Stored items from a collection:
* start *

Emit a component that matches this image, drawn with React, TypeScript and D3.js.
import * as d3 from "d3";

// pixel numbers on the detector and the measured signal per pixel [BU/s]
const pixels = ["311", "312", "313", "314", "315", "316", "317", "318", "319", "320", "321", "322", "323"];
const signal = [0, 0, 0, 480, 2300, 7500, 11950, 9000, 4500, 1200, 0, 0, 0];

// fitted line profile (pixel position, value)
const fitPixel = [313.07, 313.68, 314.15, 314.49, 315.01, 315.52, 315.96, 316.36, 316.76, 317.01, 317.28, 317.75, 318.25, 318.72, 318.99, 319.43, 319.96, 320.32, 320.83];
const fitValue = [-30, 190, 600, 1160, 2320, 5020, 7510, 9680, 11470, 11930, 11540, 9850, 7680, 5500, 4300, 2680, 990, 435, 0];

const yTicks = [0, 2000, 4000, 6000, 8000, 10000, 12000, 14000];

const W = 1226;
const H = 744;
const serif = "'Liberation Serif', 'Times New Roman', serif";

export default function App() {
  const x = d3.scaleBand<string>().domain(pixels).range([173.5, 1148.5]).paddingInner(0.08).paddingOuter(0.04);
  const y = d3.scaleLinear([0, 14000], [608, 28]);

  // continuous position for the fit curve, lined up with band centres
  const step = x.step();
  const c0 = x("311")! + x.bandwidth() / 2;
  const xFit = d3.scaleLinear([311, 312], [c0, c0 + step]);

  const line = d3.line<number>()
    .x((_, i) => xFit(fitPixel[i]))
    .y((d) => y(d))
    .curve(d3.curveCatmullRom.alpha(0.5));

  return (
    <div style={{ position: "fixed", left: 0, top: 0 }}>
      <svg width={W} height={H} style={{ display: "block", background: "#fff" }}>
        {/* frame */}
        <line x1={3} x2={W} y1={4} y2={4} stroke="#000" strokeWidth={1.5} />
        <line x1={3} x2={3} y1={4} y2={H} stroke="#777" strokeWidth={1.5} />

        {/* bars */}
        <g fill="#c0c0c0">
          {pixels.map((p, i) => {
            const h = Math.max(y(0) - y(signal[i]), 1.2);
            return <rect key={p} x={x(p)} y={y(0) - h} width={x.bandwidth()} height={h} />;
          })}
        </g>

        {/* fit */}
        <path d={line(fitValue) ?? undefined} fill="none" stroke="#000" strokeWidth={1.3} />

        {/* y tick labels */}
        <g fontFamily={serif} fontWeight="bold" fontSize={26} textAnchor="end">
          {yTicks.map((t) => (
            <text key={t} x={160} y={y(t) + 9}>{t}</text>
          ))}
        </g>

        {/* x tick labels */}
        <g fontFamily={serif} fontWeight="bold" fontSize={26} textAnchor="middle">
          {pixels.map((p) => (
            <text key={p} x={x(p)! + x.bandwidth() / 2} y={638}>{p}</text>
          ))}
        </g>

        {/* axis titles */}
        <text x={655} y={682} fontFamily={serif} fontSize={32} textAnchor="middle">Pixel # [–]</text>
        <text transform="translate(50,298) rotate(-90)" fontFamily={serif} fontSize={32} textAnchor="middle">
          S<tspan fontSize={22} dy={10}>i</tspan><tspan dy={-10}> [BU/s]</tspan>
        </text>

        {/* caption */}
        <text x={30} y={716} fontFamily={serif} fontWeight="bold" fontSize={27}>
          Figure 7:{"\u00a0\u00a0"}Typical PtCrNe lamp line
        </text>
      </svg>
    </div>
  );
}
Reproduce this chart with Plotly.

* end *
* start *

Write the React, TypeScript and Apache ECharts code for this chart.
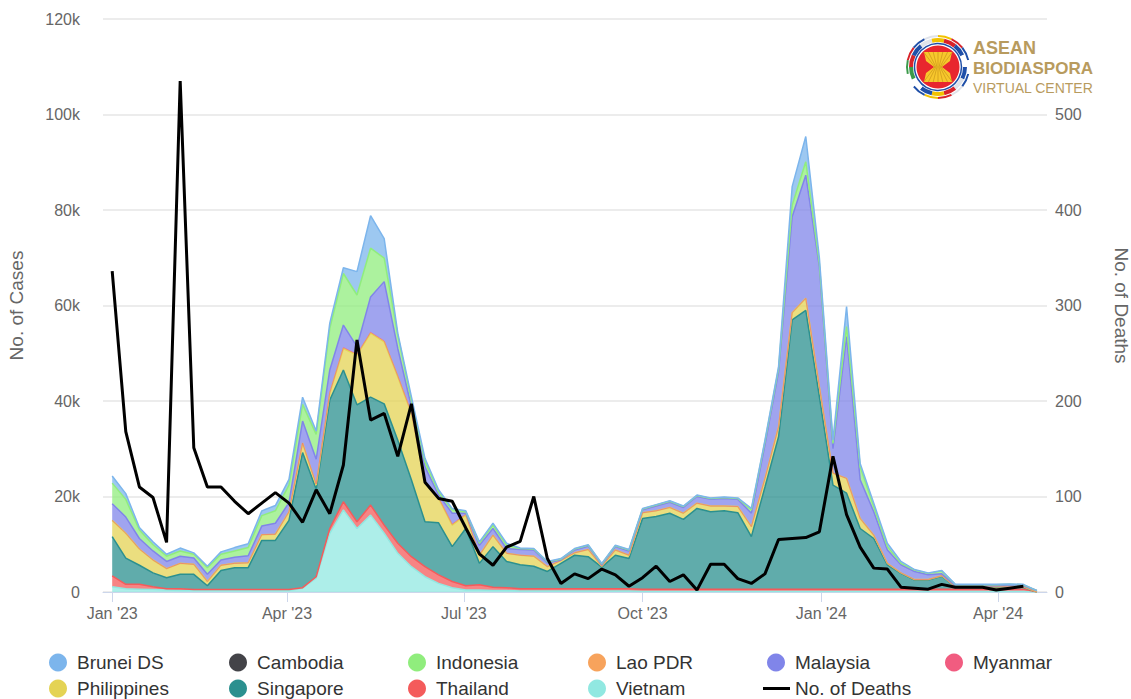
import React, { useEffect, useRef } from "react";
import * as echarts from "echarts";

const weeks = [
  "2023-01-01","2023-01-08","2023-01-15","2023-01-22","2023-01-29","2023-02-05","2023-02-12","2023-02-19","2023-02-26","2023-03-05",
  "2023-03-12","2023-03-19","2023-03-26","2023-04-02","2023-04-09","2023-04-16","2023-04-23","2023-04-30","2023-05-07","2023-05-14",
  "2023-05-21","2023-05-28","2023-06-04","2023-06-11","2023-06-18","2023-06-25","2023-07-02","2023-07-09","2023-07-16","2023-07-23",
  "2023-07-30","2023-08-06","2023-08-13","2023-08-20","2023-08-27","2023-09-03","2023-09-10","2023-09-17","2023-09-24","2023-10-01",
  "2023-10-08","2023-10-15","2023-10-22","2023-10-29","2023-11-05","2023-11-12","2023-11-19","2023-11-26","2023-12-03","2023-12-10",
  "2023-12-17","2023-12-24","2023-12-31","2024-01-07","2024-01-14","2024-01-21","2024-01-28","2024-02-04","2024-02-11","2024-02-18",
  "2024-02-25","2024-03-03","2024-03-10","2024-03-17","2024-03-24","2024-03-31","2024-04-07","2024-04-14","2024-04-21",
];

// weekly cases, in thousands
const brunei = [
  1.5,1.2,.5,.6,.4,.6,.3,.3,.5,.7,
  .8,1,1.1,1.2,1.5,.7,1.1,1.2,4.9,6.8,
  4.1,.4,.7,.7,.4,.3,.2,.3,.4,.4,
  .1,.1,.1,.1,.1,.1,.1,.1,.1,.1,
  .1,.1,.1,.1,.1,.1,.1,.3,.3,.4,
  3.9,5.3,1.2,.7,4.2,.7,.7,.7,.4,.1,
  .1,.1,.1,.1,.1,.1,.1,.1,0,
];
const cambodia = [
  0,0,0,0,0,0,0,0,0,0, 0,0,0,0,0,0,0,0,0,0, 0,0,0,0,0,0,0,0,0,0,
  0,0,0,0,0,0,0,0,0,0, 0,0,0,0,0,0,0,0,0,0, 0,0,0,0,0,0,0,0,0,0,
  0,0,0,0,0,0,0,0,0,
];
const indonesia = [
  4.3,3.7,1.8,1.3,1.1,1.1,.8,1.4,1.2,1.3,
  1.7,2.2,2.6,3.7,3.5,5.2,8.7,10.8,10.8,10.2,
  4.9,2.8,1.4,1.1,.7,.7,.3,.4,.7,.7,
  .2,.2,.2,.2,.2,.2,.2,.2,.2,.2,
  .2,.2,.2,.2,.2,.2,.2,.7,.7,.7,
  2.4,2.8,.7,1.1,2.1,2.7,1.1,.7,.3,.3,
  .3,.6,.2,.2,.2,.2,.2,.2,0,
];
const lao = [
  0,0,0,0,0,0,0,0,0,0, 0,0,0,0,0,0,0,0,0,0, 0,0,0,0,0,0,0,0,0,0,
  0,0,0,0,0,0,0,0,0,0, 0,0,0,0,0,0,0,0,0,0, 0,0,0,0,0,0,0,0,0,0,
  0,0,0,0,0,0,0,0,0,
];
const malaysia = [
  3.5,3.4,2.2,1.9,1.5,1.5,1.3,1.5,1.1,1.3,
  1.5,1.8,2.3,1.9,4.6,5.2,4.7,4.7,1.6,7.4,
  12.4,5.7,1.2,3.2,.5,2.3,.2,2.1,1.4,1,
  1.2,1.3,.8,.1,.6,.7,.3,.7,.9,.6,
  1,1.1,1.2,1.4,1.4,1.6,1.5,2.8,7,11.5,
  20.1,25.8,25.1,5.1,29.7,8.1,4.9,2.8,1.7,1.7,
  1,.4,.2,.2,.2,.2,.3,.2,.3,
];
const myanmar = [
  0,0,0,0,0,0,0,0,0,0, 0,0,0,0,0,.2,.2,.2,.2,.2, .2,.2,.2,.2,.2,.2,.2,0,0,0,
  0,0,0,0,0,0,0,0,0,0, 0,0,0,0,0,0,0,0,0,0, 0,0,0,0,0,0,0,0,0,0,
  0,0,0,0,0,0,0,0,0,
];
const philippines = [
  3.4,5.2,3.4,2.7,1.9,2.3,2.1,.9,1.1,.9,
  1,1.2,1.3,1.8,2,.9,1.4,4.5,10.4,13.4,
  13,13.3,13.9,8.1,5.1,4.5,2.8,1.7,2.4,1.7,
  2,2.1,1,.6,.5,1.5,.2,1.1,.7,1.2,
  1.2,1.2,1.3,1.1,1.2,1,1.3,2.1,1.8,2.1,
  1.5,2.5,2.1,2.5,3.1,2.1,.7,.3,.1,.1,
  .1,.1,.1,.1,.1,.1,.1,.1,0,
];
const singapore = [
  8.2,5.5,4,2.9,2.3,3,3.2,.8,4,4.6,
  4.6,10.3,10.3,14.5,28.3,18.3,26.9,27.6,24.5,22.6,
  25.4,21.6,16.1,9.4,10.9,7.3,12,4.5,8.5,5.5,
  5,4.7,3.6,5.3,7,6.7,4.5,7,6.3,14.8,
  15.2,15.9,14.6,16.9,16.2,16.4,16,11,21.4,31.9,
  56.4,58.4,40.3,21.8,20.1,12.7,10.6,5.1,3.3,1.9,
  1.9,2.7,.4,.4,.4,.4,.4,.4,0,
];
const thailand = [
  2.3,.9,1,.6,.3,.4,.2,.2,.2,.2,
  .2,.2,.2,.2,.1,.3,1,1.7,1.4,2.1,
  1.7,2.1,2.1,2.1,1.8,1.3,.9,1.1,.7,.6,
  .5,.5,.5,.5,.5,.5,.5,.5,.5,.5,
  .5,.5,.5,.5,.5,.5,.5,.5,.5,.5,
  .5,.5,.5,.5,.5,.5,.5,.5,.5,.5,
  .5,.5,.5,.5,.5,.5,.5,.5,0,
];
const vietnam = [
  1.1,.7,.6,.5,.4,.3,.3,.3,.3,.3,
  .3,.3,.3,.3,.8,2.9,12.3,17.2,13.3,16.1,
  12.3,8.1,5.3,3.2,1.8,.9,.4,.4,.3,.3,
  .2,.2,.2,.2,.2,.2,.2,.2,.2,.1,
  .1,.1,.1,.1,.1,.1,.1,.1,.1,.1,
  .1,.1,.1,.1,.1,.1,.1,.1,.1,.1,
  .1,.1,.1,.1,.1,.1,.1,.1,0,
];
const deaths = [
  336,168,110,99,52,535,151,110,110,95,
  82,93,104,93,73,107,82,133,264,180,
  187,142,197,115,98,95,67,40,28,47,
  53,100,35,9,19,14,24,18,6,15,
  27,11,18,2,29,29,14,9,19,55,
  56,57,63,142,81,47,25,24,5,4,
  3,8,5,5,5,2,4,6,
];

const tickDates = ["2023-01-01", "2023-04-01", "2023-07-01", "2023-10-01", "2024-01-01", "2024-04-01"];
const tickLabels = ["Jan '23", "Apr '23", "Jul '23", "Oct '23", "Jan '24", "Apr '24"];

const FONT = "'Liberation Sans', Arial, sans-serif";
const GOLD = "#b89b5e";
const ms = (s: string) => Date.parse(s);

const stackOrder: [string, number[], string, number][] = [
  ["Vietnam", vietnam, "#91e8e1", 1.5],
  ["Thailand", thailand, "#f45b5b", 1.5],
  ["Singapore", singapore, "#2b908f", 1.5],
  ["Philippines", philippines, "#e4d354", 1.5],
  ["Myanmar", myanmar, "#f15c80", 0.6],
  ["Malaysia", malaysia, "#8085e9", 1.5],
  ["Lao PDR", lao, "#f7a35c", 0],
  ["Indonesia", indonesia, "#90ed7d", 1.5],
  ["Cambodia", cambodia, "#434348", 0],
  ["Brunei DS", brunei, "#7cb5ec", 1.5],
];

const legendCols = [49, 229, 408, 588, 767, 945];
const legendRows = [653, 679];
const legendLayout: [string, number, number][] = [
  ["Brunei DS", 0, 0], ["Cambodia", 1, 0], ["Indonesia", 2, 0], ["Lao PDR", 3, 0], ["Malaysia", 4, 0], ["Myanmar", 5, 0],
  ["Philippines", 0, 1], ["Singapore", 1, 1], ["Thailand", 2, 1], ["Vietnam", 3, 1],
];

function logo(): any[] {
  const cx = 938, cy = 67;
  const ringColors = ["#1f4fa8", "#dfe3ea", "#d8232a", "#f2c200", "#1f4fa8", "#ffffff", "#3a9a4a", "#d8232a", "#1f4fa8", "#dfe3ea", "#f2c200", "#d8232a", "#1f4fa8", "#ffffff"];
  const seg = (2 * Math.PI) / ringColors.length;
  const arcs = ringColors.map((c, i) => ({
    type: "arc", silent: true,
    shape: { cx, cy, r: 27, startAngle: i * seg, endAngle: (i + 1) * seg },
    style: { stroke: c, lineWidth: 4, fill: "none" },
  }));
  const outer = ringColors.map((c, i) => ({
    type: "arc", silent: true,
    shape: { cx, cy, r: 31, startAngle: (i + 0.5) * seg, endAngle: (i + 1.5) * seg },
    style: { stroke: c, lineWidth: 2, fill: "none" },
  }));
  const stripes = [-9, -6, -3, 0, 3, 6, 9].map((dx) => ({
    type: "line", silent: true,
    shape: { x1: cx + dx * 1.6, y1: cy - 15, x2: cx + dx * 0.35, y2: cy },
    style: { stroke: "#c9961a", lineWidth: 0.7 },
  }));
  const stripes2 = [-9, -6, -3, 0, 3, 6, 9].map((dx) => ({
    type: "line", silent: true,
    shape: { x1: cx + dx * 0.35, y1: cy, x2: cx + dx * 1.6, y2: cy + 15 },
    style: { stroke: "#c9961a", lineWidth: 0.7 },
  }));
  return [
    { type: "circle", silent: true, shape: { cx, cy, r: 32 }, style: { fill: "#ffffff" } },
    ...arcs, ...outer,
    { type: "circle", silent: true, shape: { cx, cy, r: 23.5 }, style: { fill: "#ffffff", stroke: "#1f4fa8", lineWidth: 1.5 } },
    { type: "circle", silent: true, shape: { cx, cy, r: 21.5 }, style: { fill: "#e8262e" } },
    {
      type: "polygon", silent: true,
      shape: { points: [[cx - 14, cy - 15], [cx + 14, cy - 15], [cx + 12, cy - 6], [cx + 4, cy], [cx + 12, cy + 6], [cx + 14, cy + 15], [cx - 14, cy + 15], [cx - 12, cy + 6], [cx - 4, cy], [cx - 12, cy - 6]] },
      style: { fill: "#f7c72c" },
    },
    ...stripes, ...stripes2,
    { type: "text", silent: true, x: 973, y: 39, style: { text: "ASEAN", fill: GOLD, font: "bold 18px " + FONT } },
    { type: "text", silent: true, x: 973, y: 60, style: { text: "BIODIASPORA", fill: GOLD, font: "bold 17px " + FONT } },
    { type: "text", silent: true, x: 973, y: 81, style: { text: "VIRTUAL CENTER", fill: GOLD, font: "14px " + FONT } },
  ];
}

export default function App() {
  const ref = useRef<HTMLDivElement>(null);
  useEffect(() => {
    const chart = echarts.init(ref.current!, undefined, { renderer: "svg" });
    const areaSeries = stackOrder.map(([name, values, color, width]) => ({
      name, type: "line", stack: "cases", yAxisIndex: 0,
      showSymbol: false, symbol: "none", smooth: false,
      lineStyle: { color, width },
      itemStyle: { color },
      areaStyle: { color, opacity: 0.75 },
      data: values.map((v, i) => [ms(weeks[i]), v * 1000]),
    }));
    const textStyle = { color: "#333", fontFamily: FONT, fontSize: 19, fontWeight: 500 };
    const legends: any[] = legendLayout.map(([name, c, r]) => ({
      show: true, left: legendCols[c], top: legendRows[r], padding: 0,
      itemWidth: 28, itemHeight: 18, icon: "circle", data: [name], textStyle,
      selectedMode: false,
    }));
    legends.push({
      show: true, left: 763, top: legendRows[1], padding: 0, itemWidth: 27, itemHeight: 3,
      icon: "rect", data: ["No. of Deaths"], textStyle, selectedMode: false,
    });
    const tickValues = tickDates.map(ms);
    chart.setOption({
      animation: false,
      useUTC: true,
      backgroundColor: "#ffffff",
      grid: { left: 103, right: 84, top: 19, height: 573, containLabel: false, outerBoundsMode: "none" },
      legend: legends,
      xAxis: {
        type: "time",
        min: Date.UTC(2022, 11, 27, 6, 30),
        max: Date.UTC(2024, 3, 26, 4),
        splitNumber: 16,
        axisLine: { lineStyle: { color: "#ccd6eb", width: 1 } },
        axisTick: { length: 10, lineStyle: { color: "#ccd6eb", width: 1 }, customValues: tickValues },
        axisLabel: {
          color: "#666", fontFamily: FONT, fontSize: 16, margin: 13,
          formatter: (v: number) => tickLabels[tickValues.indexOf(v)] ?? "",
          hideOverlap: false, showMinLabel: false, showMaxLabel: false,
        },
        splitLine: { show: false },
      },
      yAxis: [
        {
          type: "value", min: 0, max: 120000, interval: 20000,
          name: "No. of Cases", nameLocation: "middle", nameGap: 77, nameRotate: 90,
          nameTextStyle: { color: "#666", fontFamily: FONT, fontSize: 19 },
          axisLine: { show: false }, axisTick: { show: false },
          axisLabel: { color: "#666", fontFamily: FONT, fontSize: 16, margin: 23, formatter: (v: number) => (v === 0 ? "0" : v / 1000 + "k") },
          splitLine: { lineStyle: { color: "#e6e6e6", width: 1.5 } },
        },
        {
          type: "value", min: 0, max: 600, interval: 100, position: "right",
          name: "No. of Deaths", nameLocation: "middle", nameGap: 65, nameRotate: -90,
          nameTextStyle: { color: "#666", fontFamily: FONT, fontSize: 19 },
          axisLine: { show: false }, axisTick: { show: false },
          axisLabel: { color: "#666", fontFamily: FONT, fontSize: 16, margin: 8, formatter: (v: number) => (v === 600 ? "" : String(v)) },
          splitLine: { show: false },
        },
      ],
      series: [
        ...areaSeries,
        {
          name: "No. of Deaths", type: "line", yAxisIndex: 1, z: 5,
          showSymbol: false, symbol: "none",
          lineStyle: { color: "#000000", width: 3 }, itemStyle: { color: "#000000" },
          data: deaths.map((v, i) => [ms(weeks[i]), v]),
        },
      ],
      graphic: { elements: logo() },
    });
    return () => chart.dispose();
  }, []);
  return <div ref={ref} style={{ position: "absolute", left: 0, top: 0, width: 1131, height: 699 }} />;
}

* end *

What's needed is an exact copy of the records above from the line containing "Write the React, TypeScript" down to the line containing "import * as echarts", both included, without any pictures.

REPLY:
Write the React, TypeScript and Apache ECharts code for this chart.
import React, { useEffect, useRef } from "react";
import * as echarts from "echarts";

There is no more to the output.